Short exercise:
Copy out each line of the data that holds the word "matplotlib".

Source excerpt:
□ □ □ □ □ □ □
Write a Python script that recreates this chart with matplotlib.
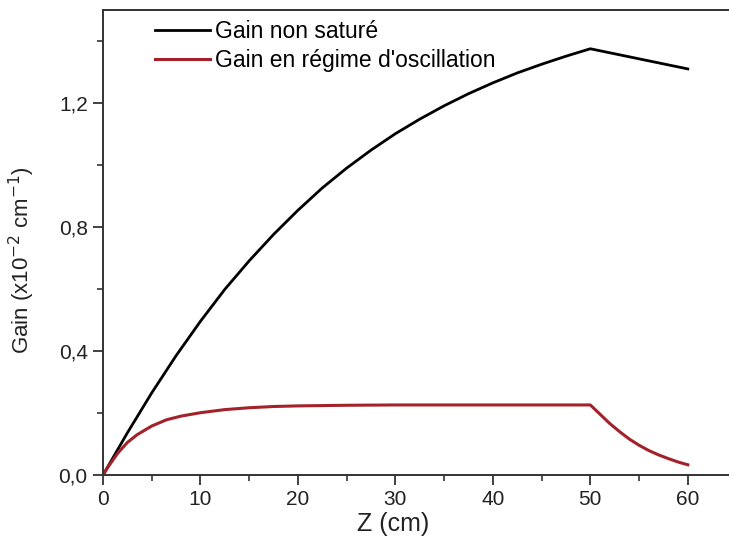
import numpy as np
import matplotlib.pyplot as plt
from matplotlib.ticker import MultipleLocator, FuncFormatter

plt.rcParams["font.family"] = ["Liberation Sans", "DejaVu Sans"]

# unsaturated gain
z_ns = [0, 2.5, 5, 7.5, 10, 12.5, 15, 17.5, 20, 22.5, 25, 27.5, 30, 32.5,
        35, 37.5, 40, 42.5, 45, 47.5, 50, 60]
g_ns = [0, 0.136, 0.265, 0.385, 0.496, 0.599, 0.691, 0.776, 0.854, 0.926,
        0.990, 1.048, 1.101, 1.148, 1.191, 1.230, 1.265, 1.297, 1.325, 1.351,
        1.375, 1.31]

# gain in oscillation regime
z_osc = [0, 0.5, 1.5, 2.5, 3.5, 5, 6.5, 8, 10, 12.5, 15, 17.5, 20, 25, 30,
         40, 50, 51, 52, 53, 54, 55, 56, 57, 58, 59, 60]
g_osc = [0, 0.025, 0.07, 0.105, 0.13, 0.158, 0.178, 0.19, 0.201, 0.211,
         0.217, 0.221, 0.223, 0.225, 0.226, 0.226, 0.226, 0.196, 0.166,
         0.140, 0.116, 0.096, 0.079, 0.065, 0.053, 0.042, 0.033]

fig = plt.figure(figsize=(7.29, 5.47), dpi=100)
ax = fig.add_axes([0.1413, 0.1316, 0.869, 0.8501])

ax.plot(z_ns, g_ns, color="black", lw=2.0, label="Gain non saturé")
ax.plot(z_osc, g_osc, color="#a3222a", lw=2.2, label="Gain en régime d'oscillation")

ax.set_xlim(0, 65)
ax.set_ylim(0, 1.5)
ax.xaxis.set_major_locator(MultipleLocator(10))
ax.xaxis.set_minor_locator(MultipleLocator(5))
ax.yaxis.set_major_locator(MultipleLocator(0.4))
ax.yaxis.set_minor_locator(MultipleLocator(0.2))
ax.yaxis.set_major_formatter(FuncFormatter(lambda v, p: f"{v:.1f}".replace(".", ",")))

for s in ax.spines.values():
    s.set_linewidth(1.4)
    s.set_color("#333333")
ax.tick_params(which="major", direction="out", length=7, width=1.3,
               labelsize=15, colors="#333333", labelcolor="#222222", pad=4)
ax.tick_params(which="minor", direction="out", length=4, width=1.2, colors="#333333")

ax.set_xlabel("Z (cm)", fontsize=18, color="#222222")
ax.xaxis.set_label_coords(0.458, -0.08)
ax.set_ylabel(r"Gain (x10$^{-2}$ cm$^{-1}$)", fontsize=16, color="#222222")
ax.yaxis.set_label_coords(-0.104, 0.462)

ax.legend(loc="upper left", bbox_to_anchor=(0.05, 1.022), frameon=False,
          fontsize=16.5, handlelength=2.4, handletextpad=0.2, labelspacing=0.25)

fig.savefig("out.png", dpi=100)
□ □ □ □ □ □ □
Task result:
Write a Python script that recreates this chart with matplotlib.
import matplotlib.pyplot as plt
from matplotlib.ticker import MultipleLocator, FuncFormatter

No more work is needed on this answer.